/---

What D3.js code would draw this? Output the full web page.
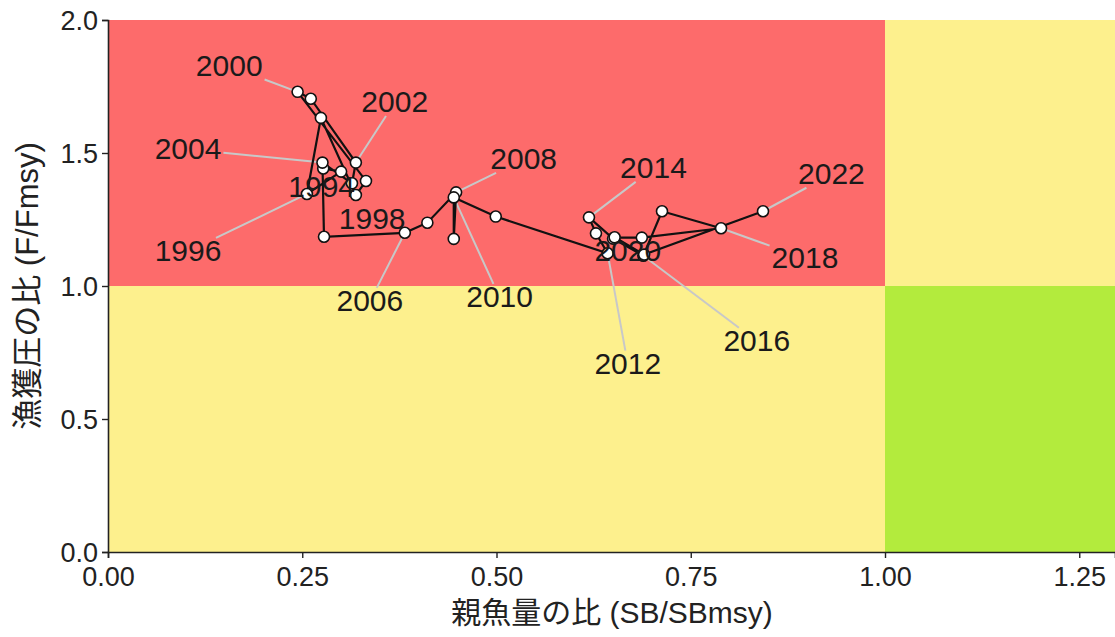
<!DOCTYPE html>
<html>
<head>
<meta charset="utf-8">
<script src="https://cdn.jsdelivr.net/npm/d3@7"></script>
<style>
  body { margin: 0; background: #fff; }
  svg text { font-family: "Liberation Sans", Arial, "Noto Sans CJK JP", sans-serif; }
</style>
</head>
<body>
<svg id="kobe" width="1115" height="637"></svg>
<script>
// years and ratios
const years = d3.range(1994, 2023);
const sbRatio = [0.277, 0.300, 0.256, 0.274, 0.319, 0.332, 0.244, 0.261, 0.319, 0.314,
                 0.276, 0.278, 0.382, 0.411, 0.448, 0.445, 0.445, 0.499, 0.643, 0.628,
                 0.619, 0.650, 0.689, 0.713, 0.789, 0.687, 0.652, 0.690, 0.843];
const fRatio = [1.442, 1.430, 1.346, 1.632, 1.342, 1.395, 1.730, 1.704, 1.464, 1.386,
                1.464, 1.185, 1.200, 1.238, 1.352, 1.177, 1.333, 1.261, 1.123, 1.198,
                1.258, 1.178, 1.114, 1.281, 1.217, 1.182, 1.183, 1.118, 1.281];
const labelYears = [1994, 1996, 1998, 2000, 2002, 2004, 2006, 2008, 2010, 2012, 2014, 2016, 2018, 2020, 2022];
const xTicks = [0, 0.25, 0.5, 0.75, 1.0, 1.25];
const yTicks = [0, 0.5, 1.0, 1.5, 2.0];

// where the repelled year labels sit (data units)
const labelAt = {
  1994: [0.275, 1.376], 1996: [0.103, 1.135], 1998: [0.340, 1.256], 2000: [0.156, 1.831],
  2002: [0.369, 1.695], 2004: [0.103, 1.519], 2006: [0.337, 0.947], 2008: [0.535, 1.481],
  2010: [0.504, 0.962], 2012: [0.669, 0.711], 2014: [0.702, 1.447], 2016: [0.835, 0.797],
  2018: [0.897, 1.109], 2020: [0.669, 1.135], 2022: [0.931, 1.425]
};

const data = years.map((y, i) => ({ year: y, sb: sbRatio[i], f: fRatio[i] }));

const svg = d3.select("#kobe");
const x = d3.scaleLinear().domain([0, 1.296]).range([108, 1115]);
const y = d3.scaleLinear().domain([0, 2]).range([552, 20]);

const zoneG = svg.append("g");
const axisG = svg.append("g");
const leaderG = svg.append("g");
const lineG = svg.append("g");
const dotG = svg.append("g");
const labelG = svg.append("g");

// zones
const zones = [
  { x0: 0, x1: 1, y0: 1, y1: 2, fill: "#fd6b6b" },
  { x0: 0, x1: 1, y0: 0, y1: 1, fill: "#fdf08d" },
  { x0: 1, x1: 1.296, y0: 1, y1: 2, fill: "#fdf08d" },
  { x0: 1, x1: 1.296, y0: 0, y1: 1, fill: "#b3eb3d" }
];
zoneG.selectAll("rect")
  .data(zones)
  .join("rect")
  .attr("x", d => x(d.x0))
  .attr("y", d => y(d.y1))
  .attr("width", d => x(d.x1) - x(d.x0))
  .attr("height", d => y(d.y0) - y(d.y1))
  .attr("fill", d => d.fill);

// axes
const xAxis = axisG.append("g")
  .attr("transform", `translate(0,${y(0)})`)
  .call(d3.axisBottom(x).tickValues(xTicks).tickFormat(d3.format(".2f")).tickSizeOuter(0).tickSize(6));
const yAxis = axisG.append("g")
  .attr("transform", `translate(${x(0)},0)`)
  .call(d3.axisLeft(y).tickValues(yTicks).tickFormat(d3.format(".1f")).tickSizeOuter(0).tickSize(6));
[xAxis, yAxis].forEach(g => {
  g.select(".domain").attr("stroke", "#222").attr("stroke-width", 1.6);
  g.selectAll(".tick line").attr("stroke", "#222").attr("stroke-width", 1.4);
  g.selectAll(".tick text").attr("fill", "#222").style("font-size", "27px");
});
xAxis.selectAll(".tick text").attr("y", 13).attr("dy", "0.76em");
yAxis.selectAll(".tick text").attr("x", -10).attr("dy", "0.34em");

axisG.append("text")
  .attr("x", 612).attr("y", 623)
  .attr("text-anchor", "middle")
  .style("font-size", "30px").attr("fill", "#222")
  .text("親魚量の比 (SB/SBmsy)");

axisG.append("text")
  .attr("transform", `translate(38,${y(1)}) rotate(-90)`)
  .attr("text-anchor", "middle")
  .style("font-size", "31px").attr("fill", "#222")
  .text("漁獲圧の比 (F/Fmsy)");

// trajectory
const line = d3.line().x(d => x(d.sb)).y(d => y(d.f));
lineG.append("path")
  .datum(data)
  .attr("d", line)
  .attr("fill", "none")
  .attr("stroke", "#111")
  .attr("stroke-width", 2.2);

dotG.selectAll("circle")
  .data(data)
  .join("circle")
  .attr("cx", d => x(d.sb))
  .attr("cy", d => y(d.f))
  .attr("r", 5.5)
  .attr("fill", "#fff")
  .attr("stroke", "#111")
  .attr("stroke-width", 1.6);

// year labels and their leader segments
labelYears.forEach(yr => {
  const d = data.find(p => p.year === yr);
  const t = labelG.append("text")
    .attr("x", x(labelAt[yr][0]))
    .attr("y", y(labelAt[yr][1]))
    .attr("text-anchor", "middle")
    .attr("dy", "0.36em")
    .style("font-size", "30px")
    .attr("fill", "#1a1a1a")
    .text(yr);
  const box = t.node().getBBox();
  const px = x(d.sb), py = y(d.f);
  const pad = 2;
  const bx0 = box.x - pad, bx1 = box.x + box.width + pad;
  const by0 = box.y + 4, by1 = box.y + box.height - 2;
  const cx = (bx0 + bx1) / 2, cy = (by0 + by1) / 2;
  // no segment when the point sits next to its label
  const nx = Math.max(bx0, Math.min(px, bx1)), ny = Math.max(by0, Math.min(py, by1));
  if (Math.hypot(px - nx, py - ny) < 20) return;
  const dx = px - cx, dy = py - cy;
  const s = Math.min(
    dx !== 0 ? (bx1 - bx0) / 2 / Math.abs(dx) : Infinity,
    dy !== 0 ? (by1 - by0) / 2 / Math.abs(dy) : Infinity
  );
  leaderG.append("line")
    .attr("x1", cx + dx * s).attr("y1", cy + dy * s)
    .attr("x2", px).attr("y2", py)
    .attr("stroke", "#c8c8c8")
    .attr("stroke-width", 2);
});
</script>
</body>
</html>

\---

TASK DETAILS:
Go from the first line of the data above to the line containing "const y = d3.scaleLinear().domain([0, 2]).range([552, 20]);" and retype exactly those lines, both included, but none of the pictures.

THE RESPONSE:
What D3.js code would draw this? Output the full web page.
<!DOCTYPE html>
<html>
<head>
<meta charset="utf-8">
<script src="https://cdn.jsdelivr.net/npm/d3@7"></script>
<style>
  body { margin: 0; background: #fff; }
  svg text { font-family: "Liberation Sans", Arial, "Noto Sans CJK JP", sans-serif; }
</style>
</head>
<body>
<svg id="kobe" width="1115" height="637"></svg>
<script>
// years and ratios
const years = d3.range(1994, 2023);
const sbRatio = [0.277, 0.300, 0.256, 0.274, 0.319, 0.332, 0.244, 0.261, 0.319, 0.314,
                 0.276, 0.278, 0.382, 0.411, 0.448, 0.445, 0.445, 0.499, 0.643, 0.628,
                 0.619, 0.650, 0.689, 0.713, 0.789, 0.687, 0.652, 0.690, 0.843];
const fRatio = [1.442, 1.430, 1.346, 1.632, 1.342, 1.395, 1.730, 1.704, 1.464, 1.386,
                1.464, 1.185, 1.200, 1.238, 1.352, 1.177, 1.333, 1.261, 1.123, 1.198,
                1.258, 1.178, 1.114, 1.281, 1.217, 1.182, 1.183, 1.118, 1.281];
const labelYears = [1994, 1996, 1998, 2000, 2002, 2004, 2006, 2008, 2010, 2012, 2014, 2016, 2018, 2020, 2022];
const xTicks = [0, 0.25, 0.5, 0.75, 1.0, 1.25];
const yTicks = [0, 0.5, 1.0, 1.5, 2.0];

// where the repelled year labels sit (data units)
const labelAt = {
  1994: [0.275, 1.376], 1996: [0.103, 1.135], 1998: [0.340, 1.256], 2000: [0.156, 1.831],
  2002: [0.369, 1.695], 2004: [0.103, 1.519], 2006: [0.337, 0.947], 2008: [0.535, 1.481],
  2010: [0.504, 0.962], 2012: [0.669, 0.711], 2014: [0.702, 1.447], 2016: [0.835, 0.797],
  2018: [0.897, 1.109], 2020: [0.669, 1.135], 2022: [0.931, 1.425]
};

const data = years.map((y, i) => ({ year: y, sb: sbRatio[i], f: fRatio[i] }));

const svg = d3.select("#kobe");
const x = d3.scaleLinear().domain([0, 1.296]).range([108, 1115]);
const y = d3.scaleLinear().domain([0, 2]).range([552, 20]);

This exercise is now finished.